### DIRECTIONS
Read through the records below and copy each line that uses the word "with".

### RECORDS FOR THE EXERCISE

________________

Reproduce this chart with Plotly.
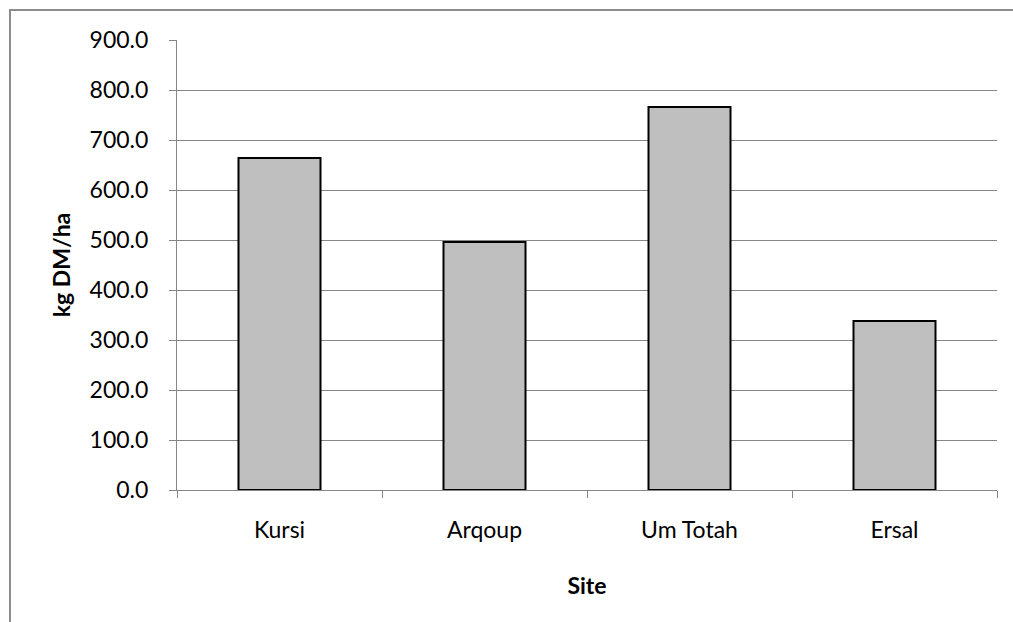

________________

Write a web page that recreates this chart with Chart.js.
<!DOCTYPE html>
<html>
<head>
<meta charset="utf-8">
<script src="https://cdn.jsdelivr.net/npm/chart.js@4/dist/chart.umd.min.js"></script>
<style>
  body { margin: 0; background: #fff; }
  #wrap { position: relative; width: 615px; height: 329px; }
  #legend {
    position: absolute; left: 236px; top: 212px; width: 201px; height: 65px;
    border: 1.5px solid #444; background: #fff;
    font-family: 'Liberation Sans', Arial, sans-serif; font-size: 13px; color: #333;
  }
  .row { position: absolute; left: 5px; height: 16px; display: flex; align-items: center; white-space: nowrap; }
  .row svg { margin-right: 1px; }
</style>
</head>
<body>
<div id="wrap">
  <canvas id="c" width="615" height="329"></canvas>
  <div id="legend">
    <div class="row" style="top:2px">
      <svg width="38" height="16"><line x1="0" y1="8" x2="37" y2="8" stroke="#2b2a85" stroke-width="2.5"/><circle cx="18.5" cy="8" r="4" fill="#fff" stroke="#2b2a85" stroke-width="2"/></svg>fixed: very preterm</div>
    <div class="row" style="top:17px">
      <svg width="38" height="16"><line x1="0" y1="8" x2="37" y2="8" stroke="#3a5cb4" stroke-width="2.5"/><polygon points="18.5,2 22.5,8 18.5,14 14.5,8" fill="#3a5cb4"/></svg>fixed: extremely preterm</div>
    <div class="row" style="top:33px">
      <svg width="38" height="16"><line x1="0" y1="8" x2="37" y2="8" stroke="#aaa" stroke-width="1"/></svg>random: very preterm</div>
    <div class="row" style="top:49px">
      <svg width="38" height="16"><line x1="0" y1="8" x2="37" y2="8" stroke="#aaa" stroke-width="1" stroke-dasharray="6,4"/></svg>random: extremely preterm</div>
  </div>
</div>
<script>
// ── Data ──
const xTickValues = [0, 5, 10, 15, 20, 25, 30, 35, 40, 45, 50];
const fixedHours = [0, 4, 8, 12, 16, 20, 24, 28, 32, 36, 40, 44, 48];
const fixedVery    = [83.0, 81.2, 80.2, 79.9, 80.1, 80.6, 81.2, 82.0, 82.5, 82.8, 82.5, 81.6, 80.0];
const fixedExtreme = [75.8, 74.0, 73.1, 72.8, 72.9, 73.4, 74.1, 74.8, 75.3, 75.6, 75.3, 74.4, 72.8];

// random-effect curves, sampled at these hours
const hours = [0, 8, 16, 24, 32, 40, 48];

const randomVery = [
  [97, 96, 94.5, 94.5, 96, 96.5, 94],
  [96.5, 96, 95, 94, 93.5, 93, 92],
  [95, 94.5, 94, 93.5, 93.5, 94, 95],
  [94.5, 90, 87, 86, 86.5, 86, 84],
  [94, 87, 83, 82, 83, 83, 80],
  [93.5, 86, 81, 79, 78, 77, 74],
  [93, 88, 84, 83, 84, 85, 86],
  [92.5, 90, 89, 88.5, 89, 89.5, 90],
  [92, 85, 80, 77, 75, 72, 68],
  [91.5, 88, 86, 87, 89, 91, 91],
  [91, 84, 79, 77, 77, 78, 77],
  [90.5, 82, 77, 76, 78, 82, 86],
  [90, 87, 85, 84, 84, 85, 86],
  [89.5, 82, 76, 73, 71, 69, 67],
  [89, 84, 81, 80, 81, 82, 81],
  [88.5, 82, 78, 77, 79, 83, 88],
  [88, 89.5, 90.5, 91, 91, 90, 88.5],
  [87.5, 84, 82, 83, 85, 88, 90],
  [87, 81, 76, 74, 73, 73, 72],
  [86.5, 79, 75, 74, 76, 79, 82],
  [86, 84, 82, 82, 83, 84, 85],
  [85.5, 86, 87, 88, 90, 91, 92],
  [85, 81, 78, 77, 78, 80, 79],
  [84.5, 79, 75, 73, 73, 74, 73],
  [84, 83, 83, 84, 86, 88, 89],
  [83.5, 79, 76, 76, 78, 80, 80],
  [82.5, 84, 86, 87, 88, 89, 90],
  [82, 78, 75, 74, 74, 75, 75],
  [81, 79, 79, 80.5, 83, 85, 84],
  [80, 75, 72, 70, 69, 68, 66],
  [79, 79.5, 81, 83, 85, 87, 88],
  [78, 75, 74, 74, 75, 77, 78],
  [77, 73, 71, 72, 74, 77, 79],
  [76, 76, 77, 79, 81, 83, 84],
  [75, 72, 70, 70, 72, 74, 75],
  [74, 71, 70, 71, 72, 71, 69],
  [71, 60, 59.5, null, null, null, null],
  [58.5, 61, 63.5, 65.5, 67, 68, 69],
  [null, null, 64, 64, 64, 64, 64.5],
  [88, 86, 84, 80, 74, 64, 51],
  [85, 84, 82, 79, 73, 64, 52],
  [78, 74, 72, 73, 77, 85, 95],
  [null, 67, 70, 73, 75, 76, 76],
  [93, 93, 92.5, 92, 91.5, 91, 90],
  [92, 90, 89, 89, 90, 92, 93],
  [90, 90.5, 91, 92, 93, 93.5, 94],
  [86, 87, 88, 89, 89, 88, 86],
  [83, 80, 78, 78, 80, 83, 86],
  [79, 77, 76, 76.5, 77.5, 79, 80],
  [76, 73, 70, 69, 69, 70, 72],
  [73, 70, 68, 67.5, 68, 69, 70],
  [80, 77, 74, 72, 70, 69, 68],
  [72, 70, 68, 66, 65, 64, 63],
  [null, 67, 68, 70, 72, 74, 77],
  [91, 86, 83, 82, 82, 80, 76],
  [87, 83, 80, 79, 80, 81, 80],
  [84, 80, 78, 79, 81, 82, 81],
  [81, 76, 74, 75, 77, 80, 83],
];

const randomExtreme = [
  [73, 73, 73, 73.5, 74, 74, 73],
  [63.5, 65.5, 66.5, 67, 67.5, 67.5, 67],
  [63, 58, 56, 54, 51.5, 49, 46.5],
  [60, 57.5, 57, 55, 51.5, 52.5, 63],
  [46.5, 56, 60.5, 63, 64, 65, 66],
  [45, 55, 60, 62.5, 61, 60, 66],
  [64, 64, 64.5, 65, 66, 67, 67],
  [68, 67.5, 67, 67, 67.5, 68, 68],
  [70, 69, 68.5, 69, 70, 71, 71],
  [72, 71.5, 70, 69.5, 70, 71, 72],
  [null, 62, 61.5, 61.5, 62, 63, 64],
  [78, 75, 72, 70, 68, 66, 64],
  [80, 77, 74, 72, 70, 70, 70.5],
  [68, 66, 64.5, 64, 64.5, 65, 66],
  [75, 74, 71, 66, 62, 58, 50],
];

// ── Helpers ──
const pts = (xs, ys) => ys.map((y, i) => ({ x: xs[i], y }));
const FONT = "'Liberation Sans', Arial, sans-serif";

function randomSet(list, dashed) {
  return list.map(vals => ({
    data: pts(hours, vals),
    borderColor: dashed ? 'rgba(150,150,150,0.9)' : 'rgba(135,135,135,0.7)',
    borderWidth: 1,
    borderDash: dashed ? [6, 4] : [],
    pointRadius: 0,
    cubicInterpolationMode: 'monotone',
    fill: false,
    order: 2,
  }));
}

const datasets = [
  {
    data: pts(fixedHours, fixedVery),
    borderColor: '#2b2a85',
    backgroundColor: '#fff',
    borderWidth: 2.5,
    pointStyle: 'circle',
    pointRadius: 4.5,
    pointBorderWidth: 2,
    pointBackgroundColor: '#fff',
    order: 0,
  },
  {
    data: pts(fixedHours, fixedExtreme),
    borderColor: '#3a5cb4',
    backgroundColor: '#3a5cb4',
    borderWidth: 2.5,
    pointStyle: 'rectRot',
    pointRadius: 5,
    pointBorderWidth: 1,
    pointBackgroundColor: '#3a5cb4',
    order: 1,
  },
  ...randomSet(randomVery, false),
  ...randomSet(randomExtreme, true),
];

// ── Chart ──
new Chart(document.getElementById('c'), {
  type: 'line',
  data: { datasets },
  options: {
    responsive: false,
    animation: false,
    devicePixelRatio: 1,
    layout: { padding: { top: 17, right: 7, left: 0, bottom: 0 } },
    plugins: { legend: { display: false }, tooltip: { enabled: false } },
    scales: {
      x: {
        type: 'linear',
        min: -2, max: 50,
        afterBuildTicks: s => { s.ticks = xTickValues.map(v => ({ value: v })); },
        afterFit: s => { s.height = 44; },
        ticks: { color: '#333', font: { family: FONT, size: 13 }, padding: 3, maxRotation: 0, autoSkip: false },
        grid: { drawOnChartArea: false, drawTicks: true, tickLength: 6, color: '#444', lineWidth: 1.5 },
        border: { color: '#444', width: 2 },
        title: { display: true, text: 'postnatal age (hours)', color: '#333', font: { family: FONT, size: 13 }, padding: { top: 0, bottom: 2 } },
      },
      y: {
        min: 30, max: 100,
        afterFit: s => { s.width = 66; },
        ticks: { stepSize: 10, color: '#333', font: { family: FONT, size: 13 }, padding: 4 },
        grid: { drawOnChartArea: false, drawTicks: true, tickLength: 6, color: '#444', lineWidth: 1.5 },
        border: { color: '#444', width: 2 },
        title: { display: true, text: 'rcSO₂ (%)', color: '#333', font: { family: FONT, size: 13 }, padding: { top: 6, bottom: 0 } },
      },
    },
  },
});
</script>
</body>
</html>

________________

### CORRECT OUTPUT
Reproduce this chart with Plotly.
Write a web page that recreates this chart with Chart.js.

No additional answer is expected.